Setelah banding, hukuman Mourinho dikurangi menjadi setengahnya. Namun, ia tetap bersikap ofensif dengan menggugat balik Galatasaray atas tuduhan rasisme tersebut.
Derby, Sanksi Tambahan, dan Masa Depan Mourinho
Puncak drama terjadi ketika Fenerbahce kembali kalah dari Galatasaray di perempat final Piala Turkish. Kekalahan ini memastikan Fenerbahce mengakhiri musim tanpa gelar.
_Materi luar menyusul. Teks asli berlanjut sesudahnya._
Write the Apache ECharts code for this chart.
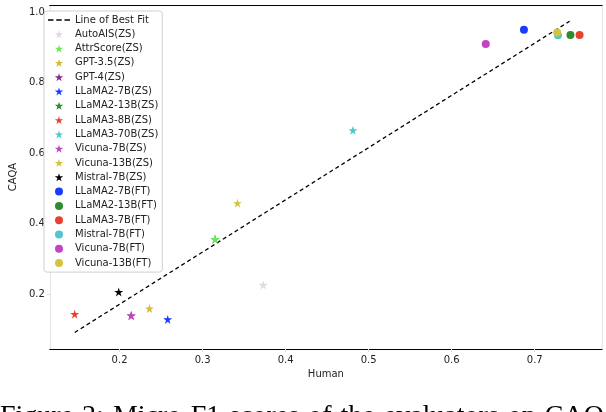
<!DOCTYPE html>
<html><head><meta charset="utf-8">
<script src="https://cdn.jsdelivr.net/npm/echarts@6/dist/echarts.min.js"></script>
<style>html,body{margin:0;padding:0;background:#fff}#c{width:606px;height:412px}</style>
</head><body><div id="c"></div>
<script>
const zsNames = ['AutoAIS(ZS)','AttrScore(ZS)','GPT-3.5(ZS)','GPT-4(ZS)','LLaMA2-7B(ZS)','LLaMA2-13B(ZS)','LLaMA3-8B(ZS)','LLaMA3-70B(ZS)','Vicuna-7B(ZS)','Vicuna-13B(ZS)','Mistral-7B(ZS)'];
const zsHuman = [0.373,0.315,0.236,0.214,0.258,0.315,0.146,0.481,0.214,0.342,0.199];
const zsCAQA  = [0.226,0.356,0.159,0.139,0.128,0.356,0.143,0.665,0.139,0.458,0.206];
const zsColors = ['#dcdcdc','#66ee55','#d4bb3a','#8b2a8b','#1a3cff','#2e8b2e','#e8412c','#4ec8cc','#c044c4','#d6c23c','#000000'];
const ftNames = ['LLaMA2-7B(FT)','LLaMA2-13B(FT)','LLaMA3-7B(FT)','Mistral-7B(FT)','Vicuna-7B(FT)','Vicuna-13B(FT)'];
const ftHuman = [0.687,0.743,0.754,0.728,0.641,0.727];
const ftCAQA  = [0.951,0.936,0.936,0.935,0.910,0.943];
const ftColors = ['#1a3cff','#2e8b2e','#e8412c','#4ec8cc','#c044c4','#d6c23c'];
const fitX = [0.146,0.742];
const fitY = [0.091,0.975];
const xTicks = [0.2,0.3,0.4,0.5,0.6,0.7];
const yTicks = [0.2,0.4,0.6,0.8,1.0];
const captionWords = ['Figure','3:','Micro-F1','scores','of','the','evaluators','on','CAQA'];
const hiddenBelow = ['GPT-4(ZS)','LLaMA2-13B(ZS)'];

const star = 'path://M50,0 L61.2,34.5 L97.6,34.5 L68.2,55.9 L79.4,90.5 L50,69.1 L20.6,90.5 L31.8,55.9 L2.4,34.5 L38.8,34.5 Z';
const font = 'DejaVu Sans';
const series = [{
  name:'Line of Best Fit', type:'line', symbol:'none', silent:true,
  data: fitX.map((x,i)=>[x,fitY[i]]),
  lineStyle:{color:'#000',width:1.3,type:[4,3]}, itemStyle:{color:'#000'}, z:3
}];
zsNames.forEach((n,i)=>series.push({name:n,type:'scatter',symbol:star,symbolSize:9,
  data:[[zsHuman[i],zsCAQA[i]]],itemStyle:{color:zsColors[i],opacity:1},z:hiddenBelow.includes(n)?3.5:4}));
ftNames.forEach((n,i)=>series.push({name:n,type:'scatter',symbol:'circle',symbolSize:8,
  data:[[ftHuman[i],ftCAQA[i]]],itemStyle:{color:ftColors[i],opacity:1},z:5}));

const cfont = '28px "Liberation Serif"';
const mctx = document.createElement('canvas').getContext('2d');
mctx.font = cfont;
const gap = 9;
let cx = 0;
const captionGraphics = captionWords.map(w=>{
  const el = {type:'text',x:cx,y:403,style:{text:w,font:cfont,fill:'#000',textVerticalAlign:'top'}};
  cx += mctx.measureText(w).width + gap;
  return el;
});

const chart = echarts.init(document.getElementById('c'),null,{renderer:'canvas'});
chart.setOption({
  animation:false,
  grid:{left:40,right:4,top:5,bottom:63,show:false},
  xAxis:[{type:'value',min:0.116,max:0.781,position:'bottom',
    name:'Human',nameLocation:'middle',nameGap:20,nameTextStyle:{fontFamily:font,fontSize:10,color:'#222'},
    axisLine:{lineStyle:{color:'#000',width:1.2}},
    axisTick:{show:true,customValues:xTicks,length:3,lineStyle:{color:'#ddd'}},
    axisLabel:{customValues:xTicks,fontFamily:font,fontSize:10,color:'#222',margin:6,formatter:v=>v.toFixed(1)},
    splitLine:{show:false}},
   {type:'value',min:0.116,max:0.781,position:'top',axisLine:{show:true,onZero:false,lineStyle:{color:'#000',width:1.2}},
    axisTick:{show:false},axisLabel:{show:false},splitLine:{show:false}}],
  yAxis:[{type:'value',min:0.044,max:1.021,position:'left',
    name:'CAQA',nameLocation:'middle',nameGap:28,nameTextStyle:{fontFamily:font,fontSize:10,color:'#222'},
    axisLine:{show:true,lineStyle:{color:'#e6e6e6',width:1.2}},
    axisTick:{show:true,customValues:yTicks,length:3.5,lineStyle:{color:'#ddd'}},
    axisLabel:{customValues:yTicks,fontFamily:font,fontSize:10,color:'#222',margin:5,formatter:v=>v.toFixed(1)},
    splitLine:{show:false}},
   {type:'value',min:0.044,max:1.021,position:'right',axisLine:{show:true,onZero:false,lineStyle:{color:'#e6e6e6',width:1.2}},
    axisTick:{show:false},axisLabel:{show:false},splitLine:{show:false}}],
  legend:{orient:'vertical',left:44,top:11,padding:[3,4,3,4],
    borderColor:'#d0d0d0',borderWidth:1,borderRadius:3,backgroundColor:'#fff',
    itemWidth:22,itemHeight:8,itemGap:2.3,
    textStyle:{fontFamily:font,fontSize:10,color:'#222',lineHeight:12},
    data:[{name:'Line of Best Fit',icon:'path://M0,0h5.5v1.3h-5.5z M8.25,0h5.5v1.3h-5.5z M16.5,0h5.5v1.3h-5.5z'}]
      .concat(zsNames).concat(ftNames).map(d=>typeof d==='string'?{name:d,itemStyle:{opacity:1}}:d)
  },
  graphic:captionGraphics,
  series
});
</script></body></html>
Usai pertandingan, Mourinho terlibat insiden dengan pelatih Galatasaray, Okan Buruk. Mourinho mencubit hidung Buruk dari belakang, menyebabkan Buruk terjatuh. Akibatnya, Mourinho kembali dijatuhi sanksi larangan mendampingi tim selama tiga pertandingan.
Insiden tersebut hanyalah salah satu dari sekian banyak kontroversi yang mewarnai musim debut Mourinho di Turki. Bentrokan demi bentrokan membuat musim pertamanya penuh gejolak.
Namun, semua kontroversi tersebut tampaknya tak cukup untuk membuat Fenerbahce kehilangan kepercayaan kepada Mourinho. Keputusan untuk mempertahankannya menunjukkan bahwa klub melihat visi jangka panjang dan perubahan mendasar, meskipun harus melalui jalan yang berliku.
Kisah Mourinho di Turki menjadi bukti bahwa sepak bola tak hanya tentang kemenangan dan kekalahan, tetapi juga tentang drama, kontroversi, dan kekuatan karakter seorang pelatih yang mampu menghadapi berbagai tantangan.